ACCE provides complete transparency through daily NAV publication for each index. The ACCE Semiconductors index currently trades at 1460.43, up significantly from its inception. The ACCE Quality Compounders index sits at 855.45. Investors can track performance daily and calculate returns precisely.
This transparency extends to individual holdings and weightings. The ACCE Clean Energy index shows NEE at 26%, SEDG at 26%, ENPH at 20%, and FSLR at 19%. Subscribers know exactly what they own and how it performs.
What You Actually Receive
Motley Fool subscribers get stock recommendations, market commentary, earnings previews, and educational content. The value proposition centers on expert analysis and investment ideas. Subscribers must execute trades independently and construct their own portfolios from the recommendations.
ACCE provides systematic exposure to investment themes through professionally managed indices. The ACCE AI Infrastructure index offers concentrated exposure to artificial intelligence infrastructure companies with daily liquidity and transparent pricing. No individual stock selection required.
Recent ACCE activity illustrates this systematic approach. GEV and NXT joined indices based on quantitative criteria. BA was removed when its metrics deteriorated. These changes happen automatically based on scoring updates, not editorial decisions.
Implementation and Execution
Motley Fool recommendations require individual implementation. Subscribers must decide position sizing, entry timing, and portfolio construction. A subscriber following Stock Advisor picks might own 20-30 individual positions with no systematic weighting or rebalancing.
ACCE indices provide turnkey implementation.
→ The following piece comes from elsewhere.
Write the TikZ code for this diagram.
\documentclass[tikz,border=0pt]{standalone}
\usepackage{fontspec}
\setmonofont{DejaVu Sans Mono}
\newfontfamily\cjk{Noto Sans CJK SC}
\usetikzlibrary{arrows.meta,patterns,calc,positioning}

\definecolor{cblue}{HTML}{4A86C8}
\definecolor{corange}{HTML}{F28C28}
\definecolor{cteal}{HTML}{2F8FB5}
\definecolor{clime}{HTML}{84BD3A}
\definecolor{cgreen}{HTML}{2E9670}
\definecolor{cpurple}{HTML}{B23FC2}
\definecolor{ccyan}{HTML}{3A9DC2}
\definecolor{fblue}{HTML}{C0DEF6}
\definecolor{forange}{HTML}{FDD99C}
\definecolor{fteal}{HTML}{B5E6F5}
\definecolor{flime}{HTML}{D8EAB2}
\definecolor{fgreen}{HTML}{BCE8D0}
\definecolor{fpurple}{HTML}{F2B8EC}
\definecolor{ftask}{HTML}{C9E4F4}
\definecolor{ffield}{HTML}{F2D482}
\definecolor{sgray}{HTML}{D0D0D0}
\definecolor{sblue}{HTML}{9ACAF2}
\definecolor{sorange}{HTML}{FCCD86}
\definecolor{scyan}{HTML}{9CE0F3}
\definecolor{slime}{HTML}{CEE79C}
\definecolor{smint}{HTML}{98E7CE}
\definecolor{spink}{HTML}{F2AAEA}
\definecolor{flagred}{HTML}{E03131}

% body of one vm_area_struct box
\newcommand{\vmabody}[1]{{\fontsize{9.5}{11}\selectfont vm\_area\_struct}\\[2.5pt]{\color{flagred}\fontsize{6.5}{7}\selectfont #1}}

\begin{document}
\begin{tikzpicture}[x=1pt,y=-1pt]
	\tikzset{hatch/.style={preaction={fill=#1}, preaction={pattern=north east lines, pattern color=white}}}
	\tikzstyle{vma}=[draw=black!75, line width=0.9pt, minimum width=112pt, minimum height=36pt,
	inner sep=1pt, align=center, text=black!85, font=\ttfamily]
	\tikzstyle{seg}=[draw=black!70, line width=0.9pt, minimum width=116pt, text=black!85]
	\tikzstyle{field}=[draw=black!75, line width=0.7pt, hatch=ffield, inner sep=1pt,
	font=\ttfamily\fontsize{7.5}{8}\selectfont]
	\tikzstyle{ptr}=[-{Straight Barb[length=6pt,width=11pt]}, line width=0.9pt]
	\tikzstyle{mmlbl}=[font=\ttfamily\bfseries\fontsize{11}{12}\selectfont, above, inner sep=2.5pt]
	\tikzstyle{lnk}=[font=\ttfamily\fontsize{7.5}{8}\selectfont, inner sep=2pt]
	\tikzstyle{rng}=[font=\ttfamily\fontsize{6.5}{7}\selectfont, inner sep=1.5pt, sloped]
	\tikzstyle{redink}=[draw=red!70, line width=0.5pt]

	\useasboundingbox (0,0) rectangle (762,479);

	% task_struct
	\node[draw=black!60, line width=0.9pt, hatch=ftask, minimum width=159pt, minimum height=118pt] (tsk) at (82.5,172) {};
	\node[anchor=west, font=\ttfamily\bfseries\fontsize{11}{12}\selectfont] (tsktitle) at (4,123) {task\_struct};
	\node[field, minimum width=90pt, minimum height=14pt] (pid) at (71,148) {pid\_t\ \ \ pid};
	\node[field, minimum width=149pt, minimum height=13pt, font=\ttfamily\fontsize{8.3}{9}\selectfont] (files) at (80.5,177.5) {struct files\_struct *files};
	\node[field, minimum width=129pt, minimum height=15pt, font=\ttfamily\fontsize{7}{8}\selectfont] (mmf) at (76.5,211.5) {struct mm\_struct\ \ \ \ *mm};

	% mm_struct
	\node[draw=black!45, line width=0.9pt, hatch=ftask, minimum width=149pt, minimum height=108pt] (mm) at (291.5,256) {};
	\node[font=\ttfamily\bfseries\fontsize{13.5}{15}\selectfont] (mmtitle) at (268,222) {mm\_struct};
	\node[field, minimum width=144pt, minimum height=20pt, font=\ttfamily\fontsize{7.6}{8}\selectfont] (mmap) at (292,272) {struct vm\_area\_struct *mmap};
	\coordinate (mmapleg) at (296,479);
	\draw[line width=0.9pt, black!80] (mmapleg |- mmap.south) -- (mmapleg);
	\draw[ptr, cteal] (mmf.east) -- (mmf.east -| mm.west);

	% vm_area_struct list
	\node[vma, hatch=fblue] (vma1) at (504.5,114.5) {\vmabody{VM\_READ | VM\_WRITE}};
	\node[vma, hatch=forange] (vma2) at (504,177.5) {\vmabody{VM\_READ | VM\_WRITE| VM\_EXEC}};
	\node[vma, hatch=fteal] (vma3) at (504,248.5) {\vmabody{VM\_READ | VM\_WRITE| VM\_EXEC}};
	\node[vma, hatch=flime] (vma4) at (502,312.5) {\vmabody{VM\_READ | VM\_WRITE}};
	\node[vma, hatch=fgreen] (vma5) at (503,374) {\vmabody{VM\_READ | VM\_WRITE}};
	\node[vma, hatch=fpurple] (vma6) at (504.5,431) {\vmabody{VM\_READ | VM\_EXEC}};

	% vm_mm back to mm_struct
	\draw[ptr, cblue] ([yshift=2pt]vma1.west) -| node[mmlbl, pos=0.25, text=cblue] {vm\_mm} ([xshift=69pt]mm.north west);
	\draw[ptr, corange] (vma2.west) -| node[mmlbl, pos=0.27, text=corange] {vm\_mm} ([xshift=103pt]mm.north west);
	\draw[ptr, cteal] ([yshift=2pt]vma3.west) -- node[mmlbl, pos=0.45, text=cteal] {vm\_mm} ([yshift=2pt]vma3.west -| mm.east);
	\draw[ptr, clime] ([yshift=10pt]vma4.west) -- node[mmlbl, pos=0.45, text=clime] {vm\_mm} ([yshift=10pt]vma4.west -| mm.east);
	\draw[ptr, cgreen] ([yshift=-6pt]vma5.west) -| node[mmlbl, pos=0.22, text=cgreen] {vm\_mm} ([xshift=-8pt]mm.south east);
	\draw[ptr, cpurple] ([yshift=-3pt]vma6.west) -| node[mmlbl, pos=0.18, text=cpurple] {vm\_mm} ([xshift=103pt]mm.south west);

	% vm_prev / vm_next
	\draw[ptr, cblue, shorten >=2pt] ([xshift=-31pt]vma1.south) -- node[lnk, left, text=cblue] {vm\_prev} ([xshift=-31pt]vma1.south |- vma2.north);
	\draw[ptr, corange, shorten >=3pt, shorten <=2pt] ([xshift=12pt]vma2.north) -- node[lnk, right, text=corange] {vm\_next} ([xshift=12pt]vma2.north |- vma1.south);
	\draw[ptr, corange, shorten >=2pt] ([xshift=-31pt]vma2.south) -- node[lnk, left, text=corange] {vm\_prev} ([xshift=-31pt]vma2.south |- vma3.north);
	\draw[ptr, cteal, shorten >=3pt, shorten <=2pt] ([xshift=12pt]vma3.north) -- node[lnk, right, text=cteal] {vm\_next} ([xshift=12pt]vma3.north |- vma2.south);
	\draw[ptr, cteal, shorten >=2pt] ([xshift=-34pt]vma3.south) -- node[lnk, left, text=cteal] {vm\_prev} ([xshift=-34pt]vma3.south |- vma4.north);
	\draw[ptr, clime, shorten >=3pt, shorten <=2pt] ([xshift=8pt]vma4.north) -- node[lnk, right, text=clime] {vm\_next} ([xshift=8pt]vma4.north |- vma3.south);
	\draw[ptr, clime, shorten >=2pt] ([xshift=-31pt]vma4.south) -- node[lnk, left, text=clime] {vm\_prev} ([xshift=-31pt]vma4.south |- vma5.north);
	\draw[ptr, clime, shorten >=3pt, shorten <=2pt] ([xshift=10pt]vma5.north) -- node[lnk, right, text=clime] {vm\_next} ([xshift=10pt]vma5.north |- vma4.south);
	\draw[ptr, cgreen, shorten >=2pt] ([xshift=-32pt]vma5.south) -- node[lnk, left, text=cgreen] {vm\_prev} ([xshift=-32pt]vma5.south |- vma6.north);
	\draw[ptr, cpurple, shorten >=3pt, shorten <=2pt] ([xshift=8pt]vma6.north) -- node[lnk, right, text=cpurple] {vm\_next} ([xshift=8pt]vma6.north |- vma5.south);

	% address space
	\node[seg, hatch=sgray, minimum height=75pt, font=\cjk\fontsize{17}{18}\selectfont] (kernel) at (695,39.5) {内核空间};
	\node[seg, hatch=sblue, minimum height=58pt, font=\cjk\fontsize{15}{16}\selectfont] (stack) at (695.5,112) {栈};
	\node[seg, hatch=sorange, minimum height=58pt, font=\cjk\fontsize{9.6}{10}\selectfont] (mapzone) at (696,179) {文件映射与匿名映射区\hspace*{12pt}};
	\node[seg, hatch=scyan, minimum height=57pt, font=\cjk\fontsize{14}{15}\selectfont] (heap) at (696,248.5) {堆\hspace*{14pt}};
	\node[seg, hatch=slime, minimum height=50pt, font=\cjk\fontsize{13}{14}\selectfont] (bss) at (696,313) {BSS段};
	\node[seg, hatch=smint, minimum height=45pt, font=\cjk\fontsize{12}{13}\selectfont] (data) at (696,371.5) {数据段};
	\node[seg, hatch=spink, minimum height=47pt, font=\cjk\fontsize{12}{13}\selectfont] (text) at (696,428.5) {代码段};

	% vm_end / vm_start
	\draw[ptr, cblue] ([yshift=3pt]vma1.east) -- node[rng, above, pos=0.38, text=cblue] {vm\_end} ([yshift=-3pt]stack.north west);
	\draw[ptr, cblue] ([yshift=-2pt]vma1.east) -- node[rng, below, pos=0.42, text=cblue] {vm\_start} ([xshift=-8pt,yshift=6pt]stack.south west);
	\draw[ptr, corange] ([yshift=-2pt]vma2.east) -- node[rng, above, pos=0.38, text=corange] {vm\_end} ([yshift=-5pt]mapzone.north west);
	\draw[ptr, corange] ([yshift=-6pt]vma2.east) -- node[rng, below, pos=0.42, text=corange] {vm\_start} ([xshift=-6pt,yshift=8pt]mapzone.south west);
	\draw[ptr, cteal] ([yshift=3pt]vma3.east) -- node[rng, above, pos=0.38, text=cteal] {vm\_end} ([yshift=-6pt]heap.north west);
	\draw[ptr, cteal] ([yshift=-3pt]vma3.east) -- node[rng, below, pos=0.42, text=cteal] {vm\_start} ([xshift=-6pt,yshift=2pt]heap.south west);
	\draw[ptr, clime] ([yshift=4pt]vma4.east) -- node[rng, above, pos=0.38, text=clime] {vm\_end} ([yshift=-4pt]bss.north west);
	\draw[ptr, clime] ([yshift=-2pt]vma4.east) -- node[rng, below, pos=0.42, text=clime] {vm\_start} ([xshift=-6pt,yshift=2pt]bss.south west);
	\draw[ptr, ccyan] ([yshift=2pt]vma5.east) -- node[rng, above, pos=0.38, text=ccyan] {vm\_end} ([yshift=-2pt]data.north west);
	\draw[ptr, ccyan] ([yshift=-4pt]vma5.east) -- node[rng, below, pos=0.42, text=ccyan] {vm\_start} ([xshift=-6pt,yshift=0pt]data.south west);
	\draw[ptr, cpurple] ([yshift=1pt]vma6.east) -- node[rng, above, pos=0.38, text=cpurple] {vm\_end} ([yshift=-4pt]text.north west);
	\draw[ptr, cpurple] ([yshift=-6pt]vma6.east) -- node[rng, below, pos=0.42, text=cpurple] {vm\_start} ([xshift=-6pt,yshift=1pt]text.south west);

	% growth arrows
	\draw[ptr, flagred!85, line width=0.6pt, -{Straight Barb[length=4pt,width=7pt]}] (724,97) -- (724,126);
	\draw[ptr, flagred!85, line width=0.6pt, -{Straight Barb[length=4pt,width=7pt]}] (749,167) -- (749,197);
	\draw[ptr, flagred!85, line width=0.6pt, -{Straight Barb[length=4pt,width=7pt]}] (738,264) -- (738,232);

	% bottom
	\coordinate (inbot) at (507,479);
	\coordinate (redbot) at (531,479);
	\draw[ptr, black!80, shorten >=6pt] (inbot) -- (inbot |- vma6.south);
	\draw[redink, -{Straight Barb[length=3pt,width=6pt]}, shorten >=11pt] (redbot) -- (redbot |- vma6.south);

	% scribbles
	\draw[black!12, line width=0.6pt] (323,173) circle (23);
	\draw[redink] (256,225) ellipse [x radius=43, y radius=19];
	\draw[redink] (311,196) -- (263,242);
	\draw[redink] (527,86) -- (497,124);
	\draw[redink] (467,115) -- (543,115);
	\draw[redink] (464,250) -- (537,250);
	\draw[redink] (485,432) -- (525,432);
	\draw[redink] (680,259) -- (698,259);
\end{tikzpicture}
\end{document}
Buying the ACCE Biotech Catalysts index gives instant exposure to six leading biotech companies with professional weighting and ongoing management. Position sizing and rebalancing happen automatically.
The recent pick activity shows this difference clearly. ACCE's systematic approach generated picks like GXO (contract logistics leader trading 24% below 52-week high) and HEXA-B.ST (precision measurement company approaching spinoff) based on quantitative screening. These selections emerge from data analysis rather than analyst research.
Performance Attribution and Risk Management
Motley Fool's editorial approach makes performance attribution challenging. Did Stock Advisor outperform because of sector allocation, individual stock selection, or market timing? Subscribers can't easily isolate the sources of returns or replicate the methodology.
ACCE's index structure enables clear performance attribution. The ACCE Semiconductors index performance comes directly from its holdings: NVDA (15%), TSM (15%), ASML (12%), MRVL (12%), LRCX (11%), AMD (9%), AVGO (9%), KLAC (7%), AMAT (6%), and MCHP (3%). Investors understand exactly what drives returns.
Risk management also differs significantly. Motley Fool relies on diversification across recommendations and long-term holding periods. ACCE employs systematic position sizing, sector concentration limits, and quantitative risk controls within each index.
The Fundamental Trade-off
The choice between Motley Fool and ACCE reflects a fundamental trade-off between human judgment and systematic processes. Motley Fool bets on analyst expertise and qualitative assessment. ACCE relies on quantitative metrics and systematic implementation.
Neither approach guarantees success, but they offer different risk-return profiles. Editorial services can identify opportunities that quantitative screens miss but may also suffer from behavioral biases and inconsistent execution. Systematic approaches provide consistency and transparency but might miss nuanced opportunities.
The investment landscape increasingly favors transparency, low costs, and systematic implementation. ACCE's model aligns with these trends while Motley Fool represents the traditional advisory approach. Both serve legitimate investor needs, but the structural advantages of systematic, transparent, and cost-effective solutions suggest where the industry is heading.